Ali said the directive was a new measure put in place to install transparency and compliance with the rule of law in the organisation.
Some Customs officers described Ali’s order as “absurd” an attempt to witch hunt them.
An officer at Tin Can Island Port Command, who spoke with The Economy via telephone over the weekend, said the directive will create a schism in the NCS. “I can tell you that there is a lot of grumbling already in the Service. People are tensed up. It is clear that anti-graft agencies will be unleashed on officers who declare property or other assets considered to be beyond their legitimate earnings but the truth is that those officers might have invested their funds or engaged in other form of legitimate enterprise. But who will listen and reason with them on that score?” the officer, who did not want his identity disclosed, said.
He also said that while the order is not entirely new, “I suspect that it’ll go beyond mere filling and submitting assets declaration form this time”.

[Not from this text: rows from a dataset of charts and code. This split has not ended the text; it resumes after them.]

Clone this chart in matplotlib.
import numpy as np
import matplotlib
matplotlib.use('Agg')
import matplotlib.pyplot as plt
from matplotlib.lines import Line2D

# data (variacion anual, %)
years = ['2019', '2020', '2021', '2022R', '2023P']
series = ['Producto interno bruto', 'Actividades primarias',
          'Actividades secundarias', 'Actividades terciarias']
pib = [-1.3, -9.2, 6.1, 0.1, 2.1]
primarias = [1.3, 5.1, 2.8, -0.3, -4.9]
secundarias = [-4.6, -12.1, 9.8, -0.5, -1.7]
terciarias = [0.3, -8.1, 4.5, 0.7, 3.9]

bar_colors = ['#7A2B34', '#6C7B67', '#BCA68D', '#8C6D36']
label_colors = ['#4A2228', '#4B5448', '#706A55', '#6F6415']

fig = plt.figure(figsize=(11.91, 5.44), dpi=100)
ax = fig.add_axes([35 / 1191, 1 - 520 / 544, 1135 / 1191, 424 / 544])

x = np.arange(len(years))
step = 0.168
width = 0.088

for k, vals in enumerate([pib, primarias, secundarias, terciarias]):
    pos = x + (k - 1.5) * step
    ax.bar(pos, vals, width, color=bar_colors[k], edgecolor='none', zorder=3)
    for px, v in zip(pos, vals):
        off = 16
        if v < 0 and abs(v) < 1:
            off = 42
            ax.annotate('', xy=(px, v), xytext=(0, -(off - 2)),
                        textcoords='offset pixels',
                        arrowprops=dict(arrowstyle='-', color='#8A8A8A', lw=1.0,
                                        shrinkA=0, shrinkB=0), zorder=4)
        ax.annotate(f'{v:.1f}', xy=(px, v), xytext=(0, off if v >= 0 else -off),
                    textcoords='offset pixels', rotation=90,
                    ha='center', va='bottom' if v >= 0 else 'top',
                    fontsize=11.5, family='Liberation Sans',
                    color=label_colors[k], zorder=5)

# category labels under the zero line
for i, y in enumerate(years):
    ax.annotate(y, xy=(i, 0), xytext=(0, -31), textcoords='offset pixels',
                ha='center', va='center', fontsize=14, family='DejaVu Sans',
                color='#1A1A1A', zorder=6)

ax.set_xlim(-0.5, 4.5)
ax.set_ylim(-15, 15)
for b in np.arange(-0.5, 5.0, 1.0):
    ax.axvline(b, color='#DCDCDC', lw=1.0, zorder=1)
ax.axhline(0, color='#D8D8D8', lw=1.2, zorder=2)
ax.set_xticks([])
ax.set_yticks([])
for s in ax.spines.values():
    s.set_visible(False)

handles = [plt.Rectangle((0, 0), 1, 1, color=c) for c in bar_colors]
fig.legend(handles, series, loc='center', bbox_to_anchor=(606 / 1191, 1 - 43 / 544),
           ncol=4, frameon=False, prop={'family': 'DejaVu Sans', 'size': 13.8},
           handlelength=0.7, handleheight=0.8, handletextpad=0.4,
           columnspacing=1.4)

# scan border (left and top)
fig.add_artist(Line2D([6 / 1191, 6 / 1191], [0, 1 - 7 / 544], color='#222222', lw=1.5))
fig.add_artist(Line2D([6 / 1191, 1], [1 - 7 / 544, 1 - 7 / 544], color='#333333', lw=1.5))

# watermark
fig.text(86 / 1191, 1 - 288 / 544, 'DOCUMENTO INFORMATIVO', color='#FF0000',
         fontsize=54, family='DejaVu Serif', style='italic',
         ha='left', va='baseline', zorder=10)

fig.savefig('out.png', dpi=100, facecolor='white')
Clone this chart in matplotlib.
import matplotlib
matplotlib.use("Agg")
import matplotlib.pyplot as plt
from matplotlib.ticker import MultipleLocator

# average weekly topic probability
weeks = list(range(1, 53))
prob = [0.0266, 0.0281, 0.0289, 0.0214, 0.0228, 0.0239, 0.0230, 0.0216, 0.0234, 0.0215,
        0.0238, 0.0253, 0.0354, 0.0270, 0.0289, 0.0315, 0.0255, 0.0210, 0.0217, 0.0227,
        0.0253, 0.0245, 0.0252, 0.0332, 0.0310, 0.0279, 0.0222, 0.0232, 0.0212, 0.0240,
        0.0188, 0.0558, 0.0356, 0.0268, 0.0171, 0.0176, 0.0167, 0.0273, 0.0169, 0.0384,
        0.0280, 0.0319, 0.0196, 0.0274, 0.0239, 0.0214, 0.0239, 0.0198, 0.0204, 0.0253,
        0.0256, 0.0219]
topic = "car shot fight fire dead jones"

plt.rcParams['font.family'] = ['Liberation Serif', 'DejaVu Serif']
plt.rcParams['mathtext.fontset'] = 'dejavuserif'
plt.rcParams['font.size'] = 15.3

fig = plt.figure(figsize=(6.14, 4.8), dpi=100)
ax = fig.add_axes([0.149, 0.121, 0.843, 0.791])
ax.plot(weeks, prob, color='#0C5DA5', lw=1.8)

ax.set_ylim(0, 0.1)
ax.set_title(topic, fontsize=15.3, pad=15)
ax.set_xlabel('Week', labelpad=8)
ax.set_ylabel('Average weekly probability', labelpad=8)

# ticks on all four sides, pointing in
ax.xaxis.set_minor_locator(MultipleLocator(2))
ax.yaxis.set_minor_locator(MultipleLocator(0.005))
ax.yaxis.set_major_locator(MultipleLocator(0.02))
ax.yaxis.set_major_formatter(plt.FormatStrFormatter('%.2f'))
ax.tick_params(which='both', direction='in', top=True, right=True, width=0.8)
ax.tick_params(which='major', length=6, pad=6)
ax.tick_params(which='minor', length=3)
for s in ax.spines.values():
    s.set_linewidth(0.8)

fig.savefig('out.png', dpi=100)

A Comptroller of Customs serving at the NCS headquarters, who also spoke in anonymity via the telephone said, “We saw this coming”.
He, however, expressed doubt over the level of compliance.“It won’t work,” he simply stated.
The directive on assets declaration was contained in a circular signed by the Comptroller-General and addressed to all Deputy Comptrollers-General, Zonal Coordinators and Customs Area Controllers, which mandates all officers to comply within 14 days.
According to the circular, which was published on the customs’ website by its Public Relations Officer, Wale Adeniyi, the directive on assets declaration “is in compliance with the Bank Employees Declaration of Assets Act Cap B1 Laws of the Federation of Nigeria, 2004. Though the Act provides for assets declaration by all bank employees, it also empowers the President to extend its application to other categories of persons.”
The circular added that Section 12 (1) of the Act states, “The provision of this Act shall apply to the Comptroller-General, Deputy Comptroller-General, Assistant Comptroller-General, Chief Collector, Principal Collector and other officers, staff or employee of the Nigeria Customs Service as they apply to a Chief Executive or an employee of a bank.”
The Comptroller-General, who observed that many officers of the customs had not complied with the provisions of the Act over the years, stated that the 14-day ultimatum for compliance would be strictly enforced.